- Short problem -
Copy out each line that mentions the word "chart".

Source excerpt start

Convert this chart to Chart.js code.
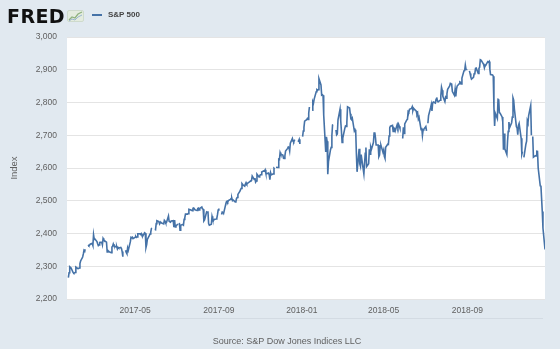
<!DOCTYPE html>
<html>
<head>
<meta charset="utf-8">
<script src="https://cdn.jsdelivr.net/npm/chart.js@4"></script>
<style>
  html, body { margin: 0; padding: 0; background: #e1e9f0; }
  body { width: 560px; height: 349px; position: relative; overflow: hidden; font-family: "Liberation Sans", Arial, sans-serif; }
  #chart { position: absolute; left: 0; top: 0; }
  #logo { position: absolute; left: 7px; top: 7px; font: bold 19px/19px "DejaVu Sans", sans-serif; letter-spacing: 0.4px; color: #111; }
  #logo-icon { position: absolute; left: 67px; top: 9px; }
  #legend { position: absolute; left: 92px; top: 9px; height: 12px; display: flex; align-items: center; font: bold 8px/12px "Liberation Sans", Arial, sans-serif; color: #444; }
  #legend .swatch { display: inline-block; width: 10px; height: 1.5px; background: #4572a7; margin-right: 6px; }
  #source { position: absolute; left: 0; top: 336px; width: 574px; text-align: center; font: 9px/11px "Liberation Sans", Arial, sans-serif; color: #5f5f5f; }
</style>
</head>
<body>
<canvas id="chart" width="560" height="349"></canvas>
<div id="logo">FRED</div>
<svg id="logo-icon" width="18" height="14" viewBox="0 0 18 14">
  <rect x="0.5" y="1.5" width="16" height="11" rx="1.5" fill="#e4ecdf" stroke="#c9d6c4" stroke-width="0.8"/>
  <polyline points="2,11 5,8 8,9 11,5 15,3" fill="none" stroke="#8fb27f" stroke-width="1.3"/>
  <polyline points="2,12 5,10 8,11 11,8 15,6" fill="none" stroke="#9ab6cf" stroke-width="1"/>
</svg>
<div id="legend"><span class="swatch"></span><span>S&amp;P 500</span></div>
<div id="source">Source: S&amp;P Dow Jones Indices LLC</div>

<script>
// S&P 500 daily closes, one array per month (trading days only, in order)
const jan2017 = [2265.20, 2280.07, 2298.37, 2296.68, 2294.69, 2280.90, 2278.87];
const feb2017 = [2279.55, 2280.85, 2297.42, 2292.56, 2293.08, 2294.67, 2307.87, 2316.10, 2328.25, 2337.58,
                 2349.25, 2347.22, 2351.16, 2365.38, 2362.82, 2363.81, 2367.34, 2369.75, 2363.64];
const mar2017 = [2395.96, 2381.92, 2383.12, 2375.31, 2368.39, 2362.98, 2364.87, 2372.60, 2373.47, 2365.45,
                 2385.26, 2381.38, 2378.25, 2373.47, 2344.02, 2348.45, 2345.96, 2343.98, 2341.59, 2358.57,
                 2361.13, 2368.06, 2362.72];
const apr2017 = [2358.84, 2360.16, 2352.95, 2357.49, 2355.54, 2357.16, 2353.78, 2344.93, 2328.95, 2349.01,
                 2342.19, 2338.17, 2355.84, 2348.69, 2374.15, 2388.61, 2387.45, 2388.77, 2384.20];
const may2017 = [2388.33, 2391.17, 2388.13, 2389.52, 2399.29, 2399.38, 2396.92, 2399.63, 2394.44, 2390.90,
                 2402.32, 2400.67, 2357.03, 2365.72, 2381.73, 2394.02, 2398.42, 2404.39, 2415.07, 2415.82,
                 2412.91, 2411.80];
const jun2017 = [2430.06, 2439.07, 2436.10, 2429.33, 2433.14, 2433.79, 2431.77, 2429.39, 2440.35, 2437.92,
                 2432.46, 2433.15, 2453.46, 2437.03, 2435.61, 2434.50, 2438.30, 2439.07, 2419.38, 2440.69,
                 2419.70, 2423.41];
const jul2017 = [2429.01, 2432.54, 2409.75, 2425.18, 2427.43, 2425.53, 2443.25, 2447.83, 2459.27, 2459.14,
                 2460.61, 2473.83, 2473.45, 2472.54, 2469.91, 2477.13, 2477.83, 2475.42, 2472.10, 2470.30];
const aug2017 = [2476.35, 2477.57, 2472.16, 2476.83, 2480.91, 2474.92, 2474.02, 2438.21, 2441.32, 2465.84,
                 2464.61, 2468.11, 2430.01, 2425.55, 2428.37, 2452.51, 2444.04, 2438.97, 2443.05, 2444.24,
                 2446.30, 2457.59, 2471.65];
const sep2017 = [2476.55, 2457.85, 2465.54, 2465.10, 2461.43, 2488.11, 2496.48, 2498.37, 2495.62, 2500.23,
                 2503.87, 2506.65, 2508.24, 2500.60, 2502.22, 2496.66, 2496.84, 2507.04, 2510.06, 2519.36];
const oct2017 = [2529.12, 2534.58, 2537.74, 2552.07, 2549.33, 2544.73, 2550.64, 2555.24, 2550.93, 2553.17,
                 2557.64, 2559.36, 2561.26, 2562.10, 2575.21, 2564.98, 2569.13, 2557.15, 2560.40, 2581.07,
                 2572.83, 2575.26];
const nov2017 = [2579.36, 2579.85, 2587.84, 2591.13, 2590.64, 2594.38, 2584.62, 2582.30, 2584.84, 2578.87,
                 2564.62, 2585.64, 2578.85, 2582.14, 2599.03, 2597.08, 2602.42, 2601.42, 2627.04, 2626.07,
                 2647.58];
const dec2017 = [2642.22, 2639.44, 2629.57, 2629.27, 2636.98, 2651.50, 2659.99, 2664.11, 2662.85, 2652.01,
                 2675.81, 2690.16, 2681.47, 2679.25, 2684.57, 2683.34, 2680.50, 2682.62, 2687.54, 2673.61];
const jan2018 = [2695.81, 2713.06, 2723.99, 2743.15, 2747.71, 2751.29, 2748.23, 2767.56, 2786.24, 2776.42,
                 2802.56, 2798.03, 2810.30, 2832.97, 2839.13, 2837.54, 2839.25, 2872.87, 2853.53, 2822.43,
                 2823.81];
const feb2018 = [2821.98, 2762.13, 2648.94, 2695.14, 2681.66, 2581.00, 2619.55, 2656.00, 2662.94, 2698.63,
                 2731.20, 2732.22, 2716.26, 2701.33, 2703.96, 2747.30, 2779.60, 2744.28, 2713.83];
const mar2018 = [2677.67, 2691.25, 2720.94, 2728.12, 2726.80, 2738.97, 2786.57, 2783.02, 2765.31, 2749.48,
                 2747.33, 2752.01, 2712.92, 2716.94, 2711.93, 2643.69, 2588.26, 2658.55, 2612.62, 2605.00,
                 2640.87];
const apr2018 = [2581.88, 2614.45, 2644.69, 2662.84, 2604.47, 2613.16, 2656.87, 2642.19, 2663.99, 2656.30,
                 2677.84, 2706.39, 2708.64, 2693.13, 2670.14, 2670.29, 2634.56, 2639.40, 2666.94, 2669.91,
                 2648.05];
const may2018 = [2654.80, 2635.67, 2629.73, 2663.42, 2672.63, 2671.92, 2697.79, 2723.07, 2727.72, 2730.13,
                 2711.45, 2722.46, 2720.13, 2712.97, 2733.01, 2724.44, 2733.29, 2727.76, 2721.33, 2689.86,
                 2724.01, 2705.27];
const jun2018 = [2734.62, 2746.87, 2748.80, 2772.35, 2770.37, 2779.03, 2782.00, 2786.85, 2775.63, 2782.49,
                 2779.66, 2773.75, 2762.59, 2767.32, 2749.76, 2754.88, 2717.07, 2723.06, 2699.63, 2716.31,
                 2718.37];
const jul2018 = [2726.71, 2713.22, 2736.61, 2759.82, 2784.17, 2793.84, 2774.02, 2798.29, 2801.31, 2798.43,
                 2809.55, 2815.62, 2804.49, 2801.83, 2806.98, 2820.40, 2846.07, 2837.44, 2818.82, 2802.60,
                 2816.29];
const aug2018 = [2813.36, 2827.22, 2840.35, 2850.40, 2858.45, 2857.70, 2853.58, 2833.28, 2821.93, 2839.96,
                 2818.37, 2840.69, 2850.13, 2857.05, 2862.96, 2861.82, 2856.98, 2874.69, 2896.74, 2897.52,
                 2914.04, 2901.13, 2901.52];
const sep2018 = [2896.72, 2888.60, 2878.05, 2871.68, 2877.13, 2887.89, 2888.92, 2904.18, 2904.98, 2888.80,
                 2904.31, 2907.95, 2930.75, 2929.67, 2919.37, 2915.56, 2905.97, 2914.00, 2913.98];
const oct2018 = [2924.59, 2923.43, 2925.51, 2901.61, 2885.57, 2884.43, 2880.34, 2785.68, 2728.37, 2767.13,
                 2750.79, 2809.92, 2809.21, 2768.78, 2767.78, 2755.88, 2740.69, 2656.10, 2705.57, 2658.69,
                 2641.25, 2682.63, 2711.74];
const nov2018 = [2740.37, 2723.06, 2738.31, 2755.45, 2813.89, 2806.83, 2781.01, 2726.22, 2722.18, 2701.58,
                 2730.20, 2736.27, 2690.73, 2641.89, 2649.93, 2632.56, 2673.45, 2682.17, 2743.79, 2737.80,
                 2760.17];
const dec2018 = [2790.37, 2700.06, 2695.95, 2633.08, 2637.72, 2636.78, 2651.07, 2650.54, 2599.95, 2545.94,
                 2546.16, 2506.96, 2467.42, 2416.62, 2351.10];

// Market holidays: weekdays without an observation (drawn as gaps)
const holidays = ['2017-02-20', '2017-04-14', '2017-05-29', '2017-07-04', '2017-09-04', '2017-11-23',
                  '2017-12-25', '2018-01-01', '2018-01-15', '2018-02-19', '2018-03-30', '2018-05-28',
                  '2018-07-04', '2018-09-03', '2018-11-22', '2018-12-05'];

const seriesStart = '2017-01-23';
const axisStart = '2017-01-21';
const axisEnd = '2018-12-24';

// Axis labels
const xTickLabels = ['2017-05', '2017-09', '2018-01', '2018-05', '2018-09'];
const yTickValues = [2200, 2300, 2400, 2500, 2600, 2700, 2800, 2900, 3000];

const months = [
  ['2017-01', jan2017], ['2017-02', feb2017], ['2017-03', mar2017], ['2017-04', apr2017],
  ['2017-05', may2017], ['2017-06', jun2017], ['2017-07', jul2017], ['2017-08', aug2017],
  ['2017-09', sep2017], ['2017-10', oct2017], ['2017-11', nov2017], ['2017-12', dec2017],
  ['2018-01', jan2018], ['2018-02', feb2018], ['2018-03', mar2018], ['2018-04', apr2018],
  ['2018-05', may2018], ['2018-06', jun2018], ['2018-07', jul2018], ['2018-08', aug2018],
  ['2018-09', sep2018], ['2018-10', oct2018], ['2018-11', nov2018], ['2018-12', dec2018]
];

const DAY = 86400000;
function dayNum(iso) {
  const [y, m, d] = iso.split('-').map(Number);
  return Date.UTC(y, m - 1, d) / DAY;
}
function isoOf(y, m, d) {
  return y + '-' + String(m).padStart(2, '0') + '-' + String(d).padStart(2, '0');
}

// Lay each month's closes onto its trading days; holidays become null so the line breaks
function buildPoints() {
  const points = [];
  const startDay = dayNum(seriesStart);
  for (const [ym, closes] of months) {
    const [y, m] = ym.split('-').map(Number);
    const daysInMonth = new Date(Date.UTC(y, m, 0)).getUTCDate();
    let i = 0;
    for (let d = 1; d <= daysInMonth && i < closes.length; d++) {
      const iso = isoOf(y, m, d);
      const x = dayNum(iso);
      const wd = new Date(x * DAY).getUTCDay();
      if (wd === 0 || wd === 6 || x < startDay) continue;
      if (holidays.includes(iso)) { points.push({ x, y: null }); continue; }
      points.push({ x, y: closes[i++] });
    }
    if (i !== closes.length) console.warn('unplaced closes in ' + ym);
  }
  return points;
}

const GRID = '#e4e4e4';
const TICK_COLOR = '#606060';

const plotBackground = {
  id: 'plotBackground',
  beforeDraw(chart) {
    const { ctx, chartArea: a } = chart;
    ctx.save();
    ctx.fillStyle = '#ffffff';
    ctx.fillRect(a.left, a.top, a.right - a.left, a.bottom - a.top);
    // faint rule under the date labels
    ctx.strokeStyle = '#d3dbe3';
    ctx.lineWidth = 1;
    ctx.beginPath();
    ctx.moveTo(70, 318.5);
    ctx.lineTo(543, 318.5);
    ctx.stroke();
    ctx.restore();
  }
};

new Chart(document.getElementById('chart'), {
  type: 'line',
  data: {
    datasets: [{
      label: 'S&P 500',
      data: buildPoints(),
      borderColor: '#4572a7',
      borderWidth: 1.6,
      pointRadius: 0,
      tension: 0,
      spanGaps: false,
      fill: false
    }]
  },
  options: {
    responsive: false,
    animation: false,
    devicePixelRatio: 1,
    events: [],
    layout: { padding: { top: 37, right: 15, left: 0, bottom: 0 } },
    plugins: { legend: { display: false }, tooltip: { enabled: false } },
    scales: {
      x: {
        type: 'linear',
        min: dayNum(axisStart),
        max: dayNum(axisEnd),
        grid: { display: false, drawTicks: false },
        border: { display: false },
        afterFit(scale) { scale.height = 50; },
        afterBuildTicks(scale) {
          scale.ticks = xTickLabels.map(s => ({ value: dayNum(s + '-01') }));
        },
        ticks: {
          autoSkip: false,
          maxRotation: 0,
          padding: 7,
          color: TICK_COLOR,
          font: { family: '"Liberation Sans", Arial, sans-serif', size: 8.5 },
          callback: (value, index) => xTickLabels[index]
        }
      },
      y: {
        min: 2200,
        max: 3000,
        grid: { color: GRID, lineWidth: 1, drawTicks: false },
        border: { display: false },
        afterFit(scale) { scale.width = 67; },
        afterBuildTicks(scale) {
          scale.ticks = yTickValues.map(v => ({ value: v }));
        },
        ticks: {
          padding: 10,
          color: TICK_COLOR,
          font: { family: '"Liberation Sans", Arial, sans-serif', size: 8.5 },
          callback: v => v.toLocaleString('en-US')
        },
        title: {
          display: true,
          text: 'Index',
          color: TICK_COLOR,
          padding: { top: 9, bottom: 0 },
          font: { family: '"Liberation Sans", Arial, sans-serif', size: 9.5 }
        }
      }
    }
  },
  plugins: [plotBackground]
});
</script>
</body>
</html>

Source excerpt end

- The completed task -
Convert this chart to Chart.js code.
<script src="https://cdn.jsdelivr.net/npm/chart.js@4"></script>
  #chart { position: absolute; left: 0; top: 0; }
<canvas id="chart" width="560" height="349"></canvas>
  beforeDraw(chart) {
    const { ctx, chartArea: a } = chart;
new Chart(document.getElementById('chart'), {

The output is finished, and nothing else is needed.